Por Jaume Darrer.
España se transforma tan aceleradamente que nadie que se acueste hoy la reconocerá mañana al despertarse (si es que opta por hacerlo). Y eso no afecta sólo a las costumbres, al nivel cultural, al nivel educativo, a los niveles de renta (descendentes todos ellos para la mayoría, por supuesto), sino también, ¡oh portento!, a la geografía. Parece, en efecto, que el nada caudaloso río Llobregat (Rubricatus, para los romanos), sin dejar de desembocar (con caudales también decrecientes) en el mar Mediterráneo, lleva un tiempo aportando agua al Manzanares o, como mínimo, al Canal de Isabel II (el de los continuos chanchullos, corruptelas y maniobras privatizadoras).
No de otro modo me puedo explicar que diversos partidos políticos de ámbito nacional (y, por tanto, con sede central en Madrid) se vean tan condicionados por los problemas que afectan a la cuenca natural del Llobregat, la siempre inquieta e inquietante Cataluña. La causa tiene que ser, por fuerza, que el agua que se bebe en Madrid esté cada vez más mezclada (¿contaminada?) con la que brota de las alturas del Pirineo catalán.
Sin duda es un misterio cómo tal cosa pueda suceder (quizá, en un alarde de ingeniería subterránea ―una más de las proezas subterráneas que distinguen al país―, avezados ingenieros de minas afiliados a Compromís ―nombre que lo dice todo― han construido estos últimos años, sin que nadie se apercibiera, un túnel de trasvase que ríase usted del Tajo-Segura). Pero más misterio sería, sin recurrir a esa explicación, que dirigentes políticos que deben preocuparse por los intereses de la ciudadanía española en general dediquen tantísimo tiempo a preocuparse por la ciudadanía residente en el triángulo nororiental de la península. Mejor dicho, no por toda ella, sino por una parte de ella que ni siquiera llega a la mitad.
Y no es que dicha preocupación se deba exclusivamente a un exceso de cariño: de hecho hay tanto de simpatía en unos como de antipatía en otros. El único sentimiento en el que todos esos preocupados coinciden es en el olímpico desprecio hacia la otra más que mitad de catalanes que no comparten las inquietudes de los mencionados objetos de atención preferente.
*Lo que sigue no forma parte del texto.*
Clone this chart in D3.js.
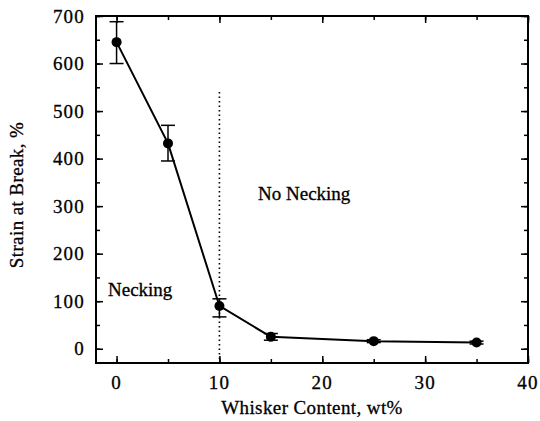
<!DOCTYPE html>
<html>
<head>
<meta charset="utf-8">
<script src="https://cdn.jsdelivr.net/npm/d3@7"></script>
<style>
  html, body { margin: 0; padding: 0; background: #fff; }
</style>
</head>
<body>
<svg id="chart" width="540" height="421"></svg>
<script>
// Strain at break vs. whisker content
const whisker = [0, 5, 10, 15, 25, 35];
const strain  = [645, 432, 90, 25, 16, 13];
const errLow  = [600, 395, 67, 18, 13, 10];
const errHigh = [688, 470, 105, 32, 19, 16];
const xTicks = [0, 10, 20, 30, 40];
const yTicks = [0, 100, 200, 300, 400, 500, 600, 700];
const neckingBoundary = 10;
const boundaryTop = 540;

const svg = d3.select("#chart");
const serif = "'Liberation Serif', 'DejaVu Serif', serif";
const plotLeft = 96, plotRight = 528, plotTop = 16, plotBottom = 363;

const x = d3.scaleLinear().domain([-2, 40]).range([plotLeft, plotRight]);
const y = d3.scaleLinear().domain([-30, 700]).range([plotBottom, plotTop]);

const xMinor = d3.range(0, 41, 5);
const yMinor = d3.range(0, 701, 50);

// inward ticks on all four sides
function tickAxis(axisFn, scale, pos, major, minor) {
  const gMinor = svg.append("g").attr("transform", pos)
    .call(axisFn(scale).tickValues(minor).tickSize(-4).tickFormat(""));
  const gMajor = svg.append("g").attr("transform", pos)
    .call(axisFn(scale).tickValues(major).tickSize(-7).tickFormat(""));
  [gMinor, gMajor].forEach(g => {
    g.select(".domain").remove();
    g.selectAll("line").attr("stroke", "#000").attr("stroke-width", 1.5);
  });
}
tickAxis(d3.axisBottom, x, `translate(0,${plotBottom})`, xTicks, xMinor);
tickAxis(d3.axisTop, x, `translate(0,${plotTop})`, xTicks, xMinor);
tickAxis(d3.axisLeft, y, `translate(${plotLeft},0)`, yTicks, yMinor);
tickAxis(d3.axisRight, y, `translate(${plotRight},0)`, yTicks, yMinor);

// frame
svg.append("rect")
  .attr("x", plotLeft).attr("y", plotTop)
  .attr("width", plotRight - plotLeft).attr("height", plotBottom - plotTop)
  .attr("fill", "none").attr("stroke", "#000").attr("stroke-width", 2);

function label(sel) {
  return sel.attr("font-family", serif).attr("fill", "#000").attr("font-size", 19)
    .attr("stroke", "#000").attr("stroke-width", 0.3);
}

// tick labels
svg.append("g").selectAll("text").data(xTicks).join("text")
  .call(label)
  .attr("x", d => x(d)).attr("y", 389)
  .attr("text-anchor", "middle").attr("letter-spacing", 1.2)
  .text(d => d);
svg.append("g").selectAll("text").data(yTicks).join("text")
  .call(label)
  .attr("x", 85).attr("y", d => y(d) + 6.5)
  .attr("text-anchor", "end").attr("letter-spacing", 1.2)
  .text(d => d);

// axis titles
svg.append("text").call(label)
  .attr("x", 312).attr("y", 414)
  .attr("text-anchor", "middle").attr("letter-spacing", 0.4)
  .text("Whisker Content, wt%");
svg.append("text").call(label)
  .attr("transform", "translate(23,195) rotate(-90)")
  .attr("text-anchor", "middle").attr("letter-spacing", 0.4)
  .text("Strain at Break, %");

// necking boundary
svg.append("line")
  .attr("x1", x(neckingBoundary)).attr("x2", x(neckingBoundary))
  .attr("y1", y(boundaryTop)).attr("y2", plotBottom)
  .attr("stroke", "#000").attr("stroke-width", 1.6)
  .attr("stroke-dasharray", "1.5,3");

svg.append("text").call(label).attr("x", 108).attr("y", 296).text("Necking");
svg.append("text").call(label).attr("x", 258).attr("y", 200).text("No Necking");

const data = whisker.map((w, i) => ({ w, s: strain[i], lo: errLow[i], hi: errHigh[i] }));

// connecting line
svg.append("path").datum(data)
  .attr("fill", "none").attr("stroke", "#000").attr("stroke-width", 2)
  .attr("d", d3.line().x(d => x(d.w)).y(d => y(d.s)));

// error bars
const eb = svg.append("g").selectAll("g").data(data).join("g");
eb.append("line")
  .attr("x1", d => x(d.w)).attr("x2", d => x(d.w))
  .attr("y1", d => y(d.lo)).attr("y2", d => y(d.hi))
  .attr("stroke", "#000").attr("stroke-width", 1.5);
eb.append("line")
  .attr("x1", d => x(d.w) - 7).attr("x2", d => x(d.w) + 7)
  .attr("y1", d => y(d.hi)).attr("y2", d => y(d.hi))
  .attr("stroke", "#000").attr("stroke-width", 1.5);
eb.append("line")
  .attr("x1", d => x(d.w) - 7).attr("x2", d => x(d.w) + 7)
  .attr("y1", d => y(d.lo)).attr("y2", d => y(d.lo))
  .attr("stroke", "#000").attr("stroke-width", 1.5);

// markers
svg.append("g").selectAll("circle").data(data).join("circle")
  .attr("cx", d => x(d.w)).attr("cy", d => y(d.s)).attr("r", 5)
  .attr("fill", "#000");
</script>
</body>
</html>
Si se tiene en cuenta que estos últimos se comportan como los hijos díscolos de la familia hispana (adjetivo, éste, del que por cierto no se cansan de renegar), podemos decir que nos hallamos ante el típico fenómeno elevado a parábola por los evangelios: el hijo pródigo que abandona el hogar paterno (y materno también, claro) y automáticamente pasa a ser el centro de todos los desvelos familiares, mientras los dóciles vástagos que permanecen lealmente al pie del cañón se vuelven transparentes a los ojos de los progenitores, como si no existieran.
Volviendo a la explicación hidrológica, podría ello deberse al hecho de que la mayor parte de las aguas hipotéticamente trasvasadas las recoge el Llobregat en la mitad superior de su cuenca, hasta Manresa, más o menos, tierras donde la hegemonía de los catalanes objeto de los desvelos hispánicos es prácticamente total. Y, para postre, bordea a partir de ahí el macizo de Montserrat, sancta sactorum de los susodichos (aunque ciertamente polivalente, porque lo mismo vale para dar nombre y patronazgo a un tercio de voluntarios del ejército de Franco que para albergar una asamblea de opositores al mismo).
Sea ello como fuere, lo cierto es que, mientras en Madrid algunos toman las aguas, en Cataluña hay una parte que lleva años tomándoles la medida a ellos y otra parte que no para de tragar quina por culpa de unos y de otros. Y lo único claro que está resultando de todo esto es que tanto en la cuenca del Manzanares como en la del Llobregat, con trasvase o sin trasvase, las aguas de la política bajan turbias y parece que pasará tiempo antes de que vuelvan a ser potables. En Cataluña, al menos, tenemos una solución de emergencia: pasarnos al agua de Vichy.